Data shown
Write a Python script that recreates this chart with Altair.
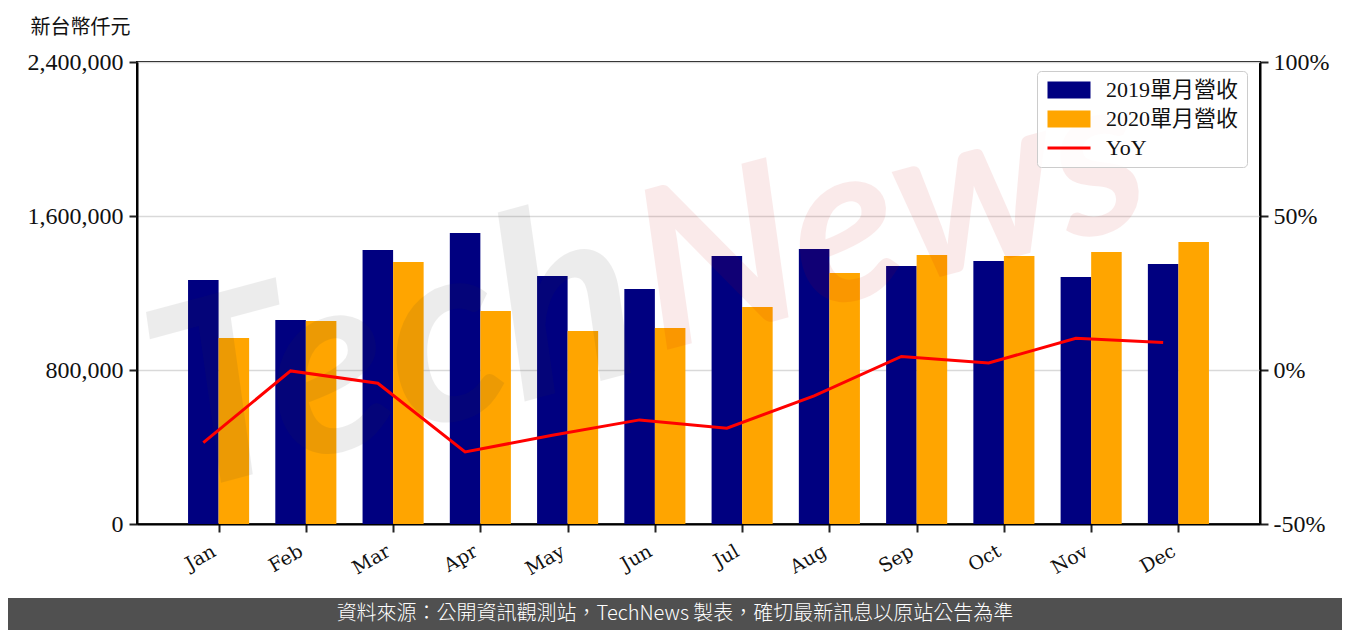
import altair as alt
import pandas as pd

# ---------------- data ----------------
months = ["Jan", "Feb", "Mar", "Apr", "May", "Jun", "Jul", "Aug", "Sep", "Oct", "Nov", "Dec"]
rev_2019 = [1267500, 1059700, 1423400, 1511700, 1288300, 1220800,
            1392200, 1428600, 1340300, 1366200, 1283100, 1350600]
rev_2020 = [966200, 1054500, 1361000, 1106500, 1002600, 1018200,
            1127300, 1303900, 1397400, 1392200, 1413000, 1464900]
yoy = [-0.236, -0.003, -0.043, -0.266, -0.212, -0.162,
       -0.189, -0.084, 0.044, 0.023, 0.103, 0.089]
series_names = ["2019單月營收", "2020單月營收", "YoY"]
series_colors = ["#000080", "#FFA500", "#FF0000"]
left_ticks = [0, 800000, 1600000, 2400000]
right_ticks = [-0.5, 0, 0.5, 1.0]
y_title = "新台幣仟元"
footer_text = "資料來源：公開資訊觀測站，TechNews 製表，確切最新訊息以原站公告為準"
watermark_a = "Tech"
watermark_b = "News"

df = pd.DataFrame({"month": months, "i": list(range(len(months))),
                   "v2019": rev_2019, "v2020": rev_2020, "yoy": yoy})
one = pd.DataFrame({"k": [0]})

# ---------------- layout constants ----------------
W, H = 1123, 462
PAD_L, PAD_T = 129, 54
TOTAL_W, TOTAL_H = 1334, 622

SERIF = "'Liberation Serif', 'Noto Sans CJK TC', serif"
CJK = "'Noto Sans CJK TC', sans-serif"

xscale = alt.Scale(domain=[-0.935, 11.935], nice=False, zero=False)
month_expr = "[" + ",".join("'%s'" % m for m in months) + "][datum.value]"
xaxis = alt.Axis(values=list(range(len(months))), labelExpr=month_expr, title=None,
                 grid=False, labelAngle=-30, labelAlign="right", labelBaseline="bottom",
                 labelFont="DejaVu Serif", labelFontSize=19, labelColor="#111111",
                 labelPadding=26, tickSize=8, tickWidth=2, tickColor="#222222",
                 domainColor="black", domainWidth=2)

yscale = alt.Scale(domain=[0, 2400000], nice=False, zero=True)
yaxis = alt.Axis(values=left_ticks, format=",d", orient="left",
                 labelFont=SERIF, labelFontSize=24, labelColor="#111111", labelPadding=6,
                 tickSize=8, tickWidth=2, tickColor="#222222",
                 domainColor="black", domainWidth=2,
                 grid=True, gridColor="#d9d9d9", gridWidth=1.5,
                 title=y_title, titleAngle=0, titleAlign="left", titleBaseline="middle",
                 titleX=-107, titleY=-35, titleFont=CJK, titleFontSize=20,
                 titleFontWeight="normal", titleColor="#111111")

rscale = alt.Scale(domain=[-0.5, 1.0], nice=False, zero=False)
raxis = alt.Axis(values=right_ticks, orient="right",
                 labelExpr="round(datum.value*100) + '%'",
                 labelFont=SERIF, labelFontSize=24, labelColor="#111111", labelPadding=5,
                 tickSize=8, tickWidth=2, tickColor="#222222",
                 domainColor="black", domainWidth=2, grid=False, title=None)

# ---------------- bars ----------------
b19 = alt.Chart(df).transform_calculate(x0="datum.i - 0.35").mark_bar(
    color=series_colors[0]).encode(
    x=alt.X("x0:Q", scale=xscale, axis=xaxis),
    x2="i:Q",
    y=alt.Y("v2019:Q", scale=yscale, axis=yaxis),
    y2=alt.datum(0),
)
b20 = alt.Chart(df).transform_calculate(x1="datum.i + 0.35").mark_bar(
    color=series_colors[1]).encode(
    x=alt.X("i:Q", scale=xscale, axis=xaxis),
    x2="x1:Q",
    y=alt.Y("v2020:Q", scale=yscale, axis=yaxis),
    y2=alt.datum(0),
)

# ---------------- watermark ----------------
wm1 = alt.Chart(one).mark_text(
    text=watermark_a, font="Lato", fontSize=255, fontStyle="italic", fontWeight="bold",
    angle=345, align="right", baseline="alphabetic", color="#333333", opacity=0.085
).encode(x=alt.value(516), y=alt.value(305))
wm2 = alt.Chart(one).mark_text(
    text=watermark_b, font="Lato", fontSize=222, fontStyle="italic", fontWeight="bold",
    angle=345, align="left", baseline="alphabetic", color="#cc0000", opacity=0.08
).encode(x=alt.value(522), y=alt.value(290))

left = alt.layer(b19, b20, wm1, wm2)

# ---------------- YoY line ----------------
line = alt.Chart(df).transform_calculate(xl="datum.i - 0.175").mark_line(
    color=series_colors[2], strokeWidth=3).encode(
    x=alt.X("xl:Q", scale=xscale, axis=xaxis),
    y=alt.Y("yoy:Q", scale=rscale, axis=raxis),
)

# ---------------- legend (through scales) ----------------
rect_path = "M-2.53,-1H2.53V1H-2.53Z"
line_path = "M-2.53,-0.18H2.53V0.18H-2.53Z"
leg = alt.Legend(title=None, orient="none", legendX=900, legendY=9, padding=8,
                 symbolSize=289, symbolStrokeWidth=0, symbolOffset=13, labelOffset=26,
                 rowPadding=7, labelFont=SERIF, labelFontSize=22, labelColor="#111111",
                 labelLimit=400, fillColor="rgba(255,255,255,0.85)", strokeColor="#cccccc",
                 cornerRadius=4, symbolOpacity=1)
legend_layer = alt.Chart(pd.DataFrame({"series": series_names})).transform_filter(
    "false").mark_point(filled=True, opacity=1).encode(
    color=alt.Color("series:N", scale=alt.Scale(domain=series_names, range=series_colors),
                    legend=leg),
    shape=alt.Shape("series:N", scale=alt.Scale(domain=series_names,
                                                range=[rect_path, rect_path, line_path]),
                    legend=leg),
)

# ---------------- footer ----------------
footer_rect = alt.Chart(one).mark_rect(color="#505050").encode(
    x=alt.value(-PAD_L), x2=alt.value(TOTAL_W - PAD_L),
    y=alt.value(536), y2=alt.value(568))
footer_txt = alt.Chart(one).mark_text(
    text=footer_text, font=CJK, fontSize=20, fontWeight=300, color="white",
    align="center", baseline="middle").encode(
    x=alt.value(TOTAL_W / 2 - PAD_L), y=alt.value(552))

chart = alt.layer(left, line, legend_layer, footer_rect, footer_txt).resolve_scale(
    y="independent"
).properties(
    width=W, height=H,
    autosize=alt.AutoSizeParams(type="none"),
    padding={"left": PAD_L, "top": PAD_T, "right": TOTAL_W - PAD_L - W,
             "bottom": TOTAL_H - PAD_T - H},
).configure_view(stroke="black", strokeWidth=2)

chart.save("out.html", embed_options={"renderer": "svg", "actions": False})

Set exercise
Every line above should be repeated exactly; pictures stay out of the copy.

Full output
Write a Python script that recreates this chart with Altair.
import altair as alt
import pandas as pd

# ---------------- data ----------------
months = ["Jan", "Feb", "Mar", "Apr", "May", "Jun", "Jul", "Aug", "Sep", "Oct", "Nov", "Dec"]
rev_2019 = [1267500, 1059700, 1423400, 1511700, 1288300, 1220800,
            1392200, 1428600, 1340300, 1366200, 1283100, 1350600]
rev_2020 = [966200, 1054500, 1361000, 1106500, 1002600, 1018200,
            1127300, 1303900, 1397400, 1392200, 1413000, 1464900]
yoy = [-0.236, -0.003, -0.043, -0.266, -0.212, -0.162,
       -0.189, -0.084, 0.044, 0.023, 0.103, 0.089]
series_names = ["2019單月營收", "2020單月營收", "YoY"]
series_colors = ["#000080", "#FFA500", "#FF0000"]
left_ticks = [0, 800000, 1600000, 2400000]
right_ticks = [-0.5, 0, 0.5, 1.0]
y_title = "新台幣仟元"
footer_text = "資料來源：公開資訊觀測站，TechNews 製表，確切最新訊息以原站公告為準"
watermark_a = "Tech"
watermark_b = "News"

df = pd.DataFrame({"month": months, "i": list(range(len(months))),
                   "v2019": rev_2019, "v2020": rev_2020, "yoy": yoy})
one = pd.DataFrame({"k": [0]})

# ---------------- layout constants ----------------
W, H = 1123, 462
PAD_L, PAD_T = 129, 54
TOTAL_W, TOTAL_H = 1334, 622

SERIF = "'Liberation Serif', 'Noto Sans CJK TC', serif"
CJK = "'Noto Sans CJK TC', sans-serif"

xscale = alt.Scale(domain=[-0.935, 11.935], nice=False, zero=False)
month_expr = "[" + ",".join("'%s'" % m for m in months) + "][datum.value]"
xaxis = alt.Axis(values=list(range(len(months))), labelExpr=month_expr, title=None,
                 grid=False, labelAngle=-30, labelAlign="right", labelBaseline="bottom",
                 labelFont="DejaVu Serif", labelFontSize=19, labelColor="#111111",
                 labelPadding=26, tickSize=8, tickWidth=2, tickColor="#222222",
                 domainColor="black", domainWidth=2)

yscale = alt.Scale(domain=[0, 2400000], nice=False, zero=True)
yaxis = alt.Axis(values=left_ticks, format=",d", orient="left",
                 labelFont=SERIF, labelFontSize=24, labelColor="#111111", labelPadding=6,
                 tickSize=8, tickWidth=2, tickColor="#222222",
                 domainColor="black", domainWidth=2,
                 grid=True, gridColor="#d9d9d9", gridWidth=1.5,
                 title=y_title, titleAngle=0, titleAlign="left", titleBaseline="middle",
                 titleX=-107, titleY=-35, titleFont=CJK, titleFontSize=20,
                 titleFontWeight="normal", titleColor="#111111")

rscale = alt.Scale(domain=[-0.5, 1.0], nice=False, zero=False)
raxis = alt.Axis(values=right_ticks, orient="right",
                 labelExpr="round(datum.value*100) + '%'",
                 labelFont=SERIF, labelFontSize=24, labelColor="#111111", labelPadding=5,
                 tickSize=8, tickWidth=2, tickColor="#222222",
                 domainColor="black", domainWidth=2, grid=False, title=None)

# ---------------- bars ----------------
b19 = alt.Chart(df).transform_calculate(x0="datum.i - 0.35").mark_bar(
    color=series_colors[0]).encode(
    x=alt.X("x0:Q", scale=xscale, axis=xaxis),
    x2="i:Q",
    y=alt.Y("v2019:Q", scale=yscale, axis=yaxis),
    y2=alt.datum(0),
)
b20 = alt.Chart(df).transform_calculate(x1="datum.i + 0.35").mark_bar(
    color=series_colors[1]).encode(
    x=alt.X("i:Q", scale=xscale, axis=xaxis),
    x2="x1:Q",
    y=alt.Y("v2020:Q", scale=yscale, axis=yaxis),
    y2=alt.datum(0),
)

# ---------------- watermark ----------------
wm1 = alt.Chart(one).mark_text(
    text=watermark_a, font="Lato", fontSize=255, fontStyle="italic", fontWeight="bold",
    angle=345, align="right", baseline="alphabetic", color="#333333", opacity=0.085
).encode(x=alt.value(516), y=alt.value(305))
wm2 = alt.Chart(one).mark_text(
    text=watermark_b, font="Lato", fontSize=222, fontStyle="italic", fontWeight="bold",
    angle=345, align="left", baseline="alphabetic", color="#cc0000", opacity=0.08
).encode(x=alt.value(522), y=alt.value(290))

left = alt.layer(b19, b20, wm1, wm2)

# ---------------- YoY line ----------------
line = alt.Chart(df).transform_calculate(xl="datum.i - 0.175").mark_line(
    color=series_colors[2], strokeWidth=3).encode(
    x=alt.X("xl:Q", scale=xscale, axis=xaxis),
    y=alt.Y("yoy:Q", scale=rscale, axis=raxis),
)

# ---------------- legend (through scales) ----------------
rect_path = "M-2.53,-1H2.53V1H-2.53Z"
line_path = "M-2.53,-0.18H2.53V0.18H-2.53Z"
leg = alt.Legend(title=None, orient="none", legendX=900, legendY=9, padding=8,
                 symbolSize=289, symbolStrokeWidth=0, symbolOffset=13, labelOffset=26,
                 rowPadding=7, labelFont=SERIF, labelFontSize=22, labelColor="#111111",
                 labelLimit=400, fillColor="rgba(255,255,255,0.85)", strokeColor="#cccccc",
                 cornerRadius=4, symbolOpacity=1)
legend_layer = alt.Chart(pd.DataFrame({"series": series_names})).transform_filter(
    "false").mark_point(filled=True, opacity=1).encode(
    color=alt.Color("series:N", scale=alt.Scale(domain=series_names, range=series_colors),
                    legend=leg),
    shape=alt.Shape("series:N", scale=alt.Scale(domain=series_names,
                                                range=[rect_path, rect_path, line_path]),
                    legend=leg),
)

# ---------------- footer ----------------
footer_rect = alt.Chart(one).mark_rect(color="#505050").encode(
    x=alt.value(-PAD_L), x2=alt.value(TOTAL_W - PAD_L),
    y=alt.value(536), y2=alt.value(568))
footer_txt = alt.Chart(one).mark_text(
    text=footer_text, font=CJK, fontSize=20, fontWeight=300, color="white",
    align="center", baseline="middle").encode(
    x=alt.value(TOTAL_W / 2 - PAD_L), y=alt.value(552))

chart = alt.layer(left, line, legend_layer, footer_rect, footer_txt).resolve_scale(
    y="independent"
).properties(
    width=W, height=H,
    autosize=alt.AutoSizeParams(type="none"),
    padding={"left": PAD_L, "top": PAD_T, "right": TOTAL_W - PAD_L - W,
             "bottom": TOTAL_H - PAD_T - H},
).configure_view(stroke="black", strokeWidth=2)

chart.save("out.html", embed_options={"renderer": "svg", "actions": False})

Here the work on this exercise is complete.